WCRS Receives Comfest's Community Organization of the Year Award

With 38 years of celebrating community values and an annual feat of putting on one of Columbus' best festivals with a passionate all-volunteer crew, the Comfest organizers have our total admiration. So we were totally tickled to receive Comfest's Honored Community Organization Award for our community radio station, WCRS 102.1 and 98.3 FM this past June 26th.

In presenting the award on behalf of the Comfest Committee, Connie Everett spoke of the importance of WCRS in bringing unrepresented and underrepresented voices to Columbus listeners. Jayme Richards and Robb Ebright accepted the award on behalf of our dedicated and talented WCRS volunteers. Having just celebrated our 3rd anniversary of broadcasting, we've learned how challenging--and important--community radio is. Helpers are always welcome and needed--visit to sign up!

Thanks to all of our dedicated helpers for greeting and talking with Festival goers at our Simply Living and WCRS booths, and for assisting the Comfest Committee with security and clean-up: Jayme Richards; Robb Ebright; Eugene Beer; Evan Davis; Pat Leonard; Joey Pigg; Adam Fleischer; Bridgette Kreuz; Cheryle Williams; Pat Roach; Ryan Branch; Kenny Acker; Carlotta Penn; Chuck Robol; Tim Anstaett; Josh Tulecke-Paulson; Kevin Menefield; and Joe Atzberger.

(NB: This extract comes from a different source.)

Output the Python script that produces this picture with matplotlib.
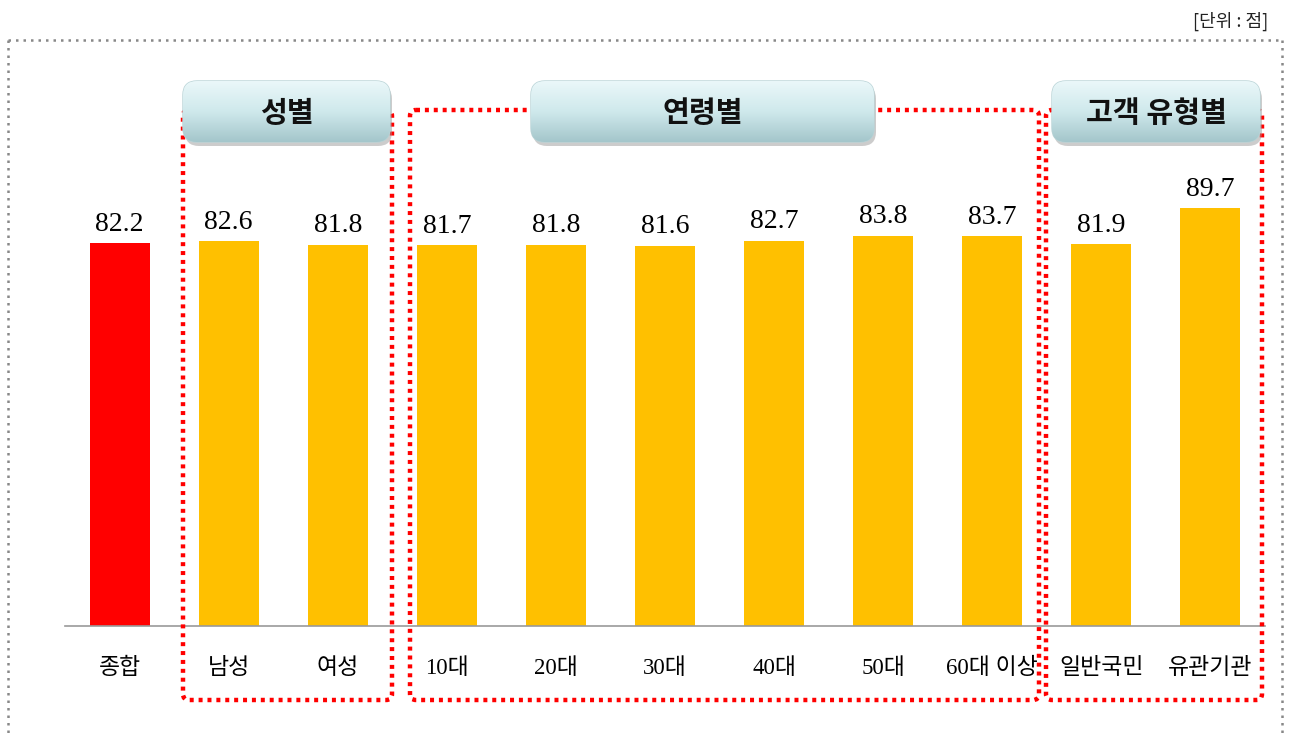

Plans for 2010 from one WCRS reporter--Tom Over

So as to manage my time and energy in 2010, I think I would be wise to focus on three main projects. Please let me know what you think. My guess is that these things will be better if we put our minds together.

(I)   Serial previews for the US Social Forum and in-person reporting on the event, and the people and issues involved;

(II)  Serial previews and reporting on the WCRS community forums, along with some reporting based on following what participants in the forums communicate about what issues matter to them;

and (III) Serial reporting on the problems of Ohio's factory farming and what can be done about it. I intend to frame this reporting within the context of Peak Oil, Climate Change, over-population and other broad issues.

I dislike how a lot of environmental reporting homes in on a specific environmental problem such as mountain top removal mining, without framing the issue within a broader ecological and socio-political context. 

Obviously this also happens with reporting that doesn't present itself as having an environmentalist perspective. For example, WOSU, Columbus Alive, the Other Paper, or 614 Magazine have reported on bicycle commuting and local food.

But, to my knowledge, they have done so without much, if any, mention of Peak Oil, Climate Change, or even concerns about air or water quality for that matter. 

So, I intend to use Peak Oil, Climate Change, and other broad ecological and political issues as a reference point in every peice of reporting I create.

Localism isn't about focusing on,  for example, the buses, bike lanes, farmers' markets, co-ops, and community gardens of Columbus as if no world beyond our city existed. Rather, as far as I am concerned, localism is about finding local ways to actually do something about the various global problems we become aware of.